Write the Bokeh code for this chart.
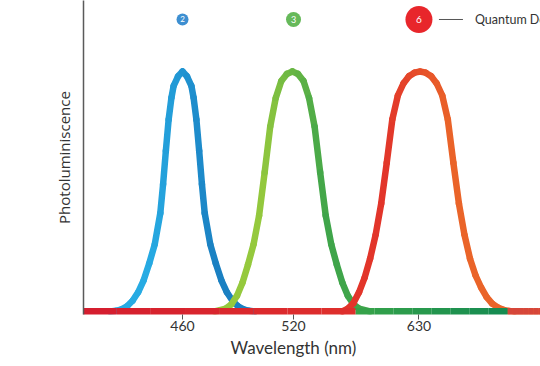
from bokeh.plotting import figure
from bokeh.models import Range1d, FixedTicker, ColumnDataSource, Title
from bokeh.core.properties import value
from bokeh.embed import file_html
from bokeh.resources import INLINE

# ---- data (schematic axis: tick positions are axis units, labels are nm) ----
TICK_POS = [0.0, 1.0, 2.13]
TICK_LABELS = ["460", "520", "630"]
DOT_LABELS = ["2", "3", "6"]
LEGEND_TEXT = "Quantum Dots"
X_TITLE = "Wavelength (nm)"
Y_TITLE = "Photoluminiscence"

BLUE_X = [-0.65, -0.6, -0.55, -0.5, -0.45, -0.4, -0.35, -0.3, -0.25, -0.2, -0.175, -0.15, -0.125, -0.1,
          -0.08, -0.04, 0.0, 0.04, 0.08, 0.1, 0.125, 0.15, 0.175, 0.2, 0.25, 0.3, 0.35, 0.4, 0.45,
          0.5, 0.55, 0.6, 0.65]
BLUE_Y = [0.0, 0.003, 0.009, 0.022, 0.045, 0.08, 0.13, 0.2, 0.28, 0.41, 0.53, 0.67, 0.8, 0.89,
          0.94, 0.98, 1.0, 0.98, 0.94, 0.89, 0.8, 0.67, 0.53, 0.41, 0.28, 0.2, 0.13, 0.08, 0.045,
          0.022, 0.009, 0.003, 0.0]

GREEN_X = [0.29, 0.39, 0.44, 0.49, 0.54, 0.59, 0.64, 0.69, 0.74, 0.79, 0.84, 0.89, 0.94, 0.99,
           1.04, 1.09, 1.14, 1.19, 1.24, 1.29, 1.34, 1.39, 1.44, 1.49, 1.54, 1.59, 1.69]
GREEN_Y = [0.0, 0.012, 0.03, 0.065, 0.12, 0.195, 0.28, 0.4, 0.58, 0.77, 0.89, 0.96, 0.99, 1.0,
           0.99, 0.96, 0.89, 0.77, 0.58, 0.4, 0.28, 0.195, 0.12, 0.065, 0.03, 0.012, 0.0]

RED_X = [1.44, 1.49, 1.54, 1.59, 1.64, 1.69, 1.74, 1.79, 1.84, 1.89, 1.94, 1.99, 2.04, 2.09, 2.14,
         2.19, 2.24, 2.29, 2.34, 2.39, 2.44, 2.49, 2.54, 2.59, 2.64, 2.69, 2.74, 2.79, 2.84, 2.89,
         2.94, 2.99, 3.3]
RED_Y = [0.0, 0.012, 0.035, 0.08, 0.14, 0.22, 0.32, 0.45, 0.62, 0.8, 0.9, 0.95, 0.98, 0.995, 1.0,
         0.995, 0.98, 0.95, 0.9, 0.8, 0.62, 0.45, 0.32, 0.22, 0.15, 0.1, 0.06, 0.033, 0.017, 0.007,
         0.002, 0.0, 0.0]

BASE_BREAKS = [-0.9, 1.56, 2.93, 3.3]

# ---- styles ----
BLUE_COLS = ("#27abe3", "#1a80c2")
GREEN_COLS = ("#95c93d", "#3fa54a")
RED_COLS = ("#e2352a", "#ea6429")
BASE_COLS = [("#d41d2f", "#df302c"), ("#37a449", "#148a52"), ("#d6463a", "#d6463a")]
DOT_COLORS = ["#3d8fd1", "#66b95a", "#e8262b"]
DOT_SIZES = [12, 15, 27]
PX_PER_UNIT = 111.0


def _rgb(h):
    h = h.lstrip("#")
    return [int(h[i:i + 2], 16) for i in (0, 2, 4)]


def lerp(c1, c2, t):
    a, b = _rgb(c1), _rgb(c2)
    return "#%02x%02x%02x" % tuple(int(round(a[i] + (b[i] - a[i]) * t)) for i in range(3))


def gradient_segments(xs, ys, c1, c2, x0, x1):
    sx, sy, cols = [], [], []
    for i in range(len(xs) - 1):
        xm = (xs[i] + xs[i + 1]) / 2
        t = min(max((xm - x0) / (x1 - x0), 0.0), 1.0)
        sx.append([xs[i], xs[i + 1]])
        sy.append([ys[i], ys[i + 1]])
        cols.append(lerp(c1, c2, t))
    return dict(xs=sx, ys=sy, color=cols)


p = figure(width=540, height=366,
           x_range=Range1d(-0.892, 3.225), y_range=Range1d(-0.0125, 1.2958),
           output_backend="svg", toolbar_location=None,
           min_border_left=83, min_border_right=0, min_border_top=0, min_border_bottom=52)
p.outline_line_color = None
p.grid.visible = False
p.background_fill_color = "white"

# y axis
p.yaxis.ticker = FixedTicker(ticks=[])
p.yaxis.major_tick_out = 0
p.yaxis.major_tick_in = 0
p.yaxis.minor_tick_out = 0
p.yaxis.minor_tick_in = 0
p.yaxis.major_label_standoff = 0
p.yaxis.axis_line_color = "#5a5a5a"
p.yaxis.axis_line_width = 1.5
p.yaxis.axis_label = Y_TITLE
p.yaxis.axis_label_text_font = "Open Sans"
p.yaxis.axis_label_text_font_size = "15px"
p.yaxis.axis_label_text_font_style = "normal"
p.yaxis.axis_label_text_color = "#333333"
p.yaxis.axis_label_standoff = 10

# x axis
p.xaxis.ticker = FixedTicker(ticks=TICK_POS)
p.xaxis.major_label_overrides = {t: l for t, l in zip(TICK_POS, TICK_LABELS)}
p.xaxis.axis_line_color = None
p.xaxis.major_tick_out = 5
p.xaxis.major_tick_in = 0
p.xaxis.minor_tick_out = 0
p.xaxis.minor_tick_in = 0
p.xaxis.major_tick_line_color = "#555555"
p.xaxis.major_label_text_font = "Lato"
p.xaxis.major_label_text_font_size = "14px"
p.xaxis.major_label_text_color = "#333333"
p.xaxis.major_label_standoff = 1

# x axis title (left-aligned with an offset so it sits under the middle tick, as in the original)
p.add_layout(Title(text=X_TITLE, align="left", offset=147, standoff=3,
                   text_font="Lato", text_font_size="17px", text_font_style="normal",
                   text_color="#333333"), "below")

# curves
for xs, ys, (c1, c2), ctr in ((BLUE_X, BLUE_Y, BLUE_COLS, TICK_POS[0]),
                              (GREEN_X, GREEN_Y, GREEN_COLS, TICK_POS[1]),
                              (RED_X, RED_Y, RED_COLS, TICK_POS[2])):
    src = ColumnDataSource(gradient_segments(xs, ys, c1, c2, ctr - 0.3, ctr + 0.3))
    p.multi_line(xs="xs", ys="ys", line_color="color", line_width=6.5,
                 line_cap="round", line_join="round", source=src)

# baseline bar
bx, by, bc = [], [], []
for i in range(len(BASE_BREAKS) - 1):
    a, b = BASE_BREAKS[i], BASE_BREAKS[i + 1]
    n = 8
    for k in range(n):
        x0 = a + (b - a) * k / n
        x1 = a + (b - a) * (k + 1) / n
        bx.append([x0, x1])
        by.append([0.0, 0.0])
        bc.append(lerp(BASE_COLS[i][0], BASE_COLS[i][1], (k + 0.5) / n))
p.multi_line(xs="xs", ys="ys", line_color="color", line_width=7, line_cap="butt",
             source=ColumnDataSource(dict(xs=bx, ys=by, color=bc)))

# quantum dot markers
DOT_Y = 1.2167
dots = ColumnDataSource(dict(x=TICK_POS, y=[DOT_Y] * 3, size=DOT_SIZES,
                             color=DOT_COLORS, label=DOT_LABELS,
                             fs=["8px", "9px", "10px"]))
p.scatter(x="x", y="y", size="size", fill_color="color", line_color=None, source=dots)
p.text(x="x", y="y", text="label", text_color="white", text_font=value("Lato"),
       text_font_size="fs", text_align="center", text_baseline="middle", source=dots)

# legend leader line + text
rx = TICK_POS[2]
p.segment(x0=[rx + 20 / PX_PER_UNIT], y0=[DOT_Y], x1=[rx + 44 / PX_PER_UNIT], y1=[DOT_Y],
          line_color="#555555", line_width=1)
p.text(x=[rx + 56 / PX_PER_UNIT], y=[DOT_Y], text=[LEGEND_TEXT], text_color="#333333",
       text_font=value("Lato"), text_font_size="12.5px", text_align="left", text_baseline="middle")

open("out.html", "w").write(file_html(p, INLINE))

========================================

**Exercise objective:**
Leave out the pictures. Transcribe only the lines above, from the first through the one that contains "from bokeh.resources import INLINE".

**Written reply:**
Write the Bokeh code for this chart.
from bokeh.plotting import figure
from bokeh.models import Range1d, FixedTicker, ColumnDataSource, Title
from bokeh.core.properties import value
from bokeh.embed import file_html
from bokeh.resources import INLINE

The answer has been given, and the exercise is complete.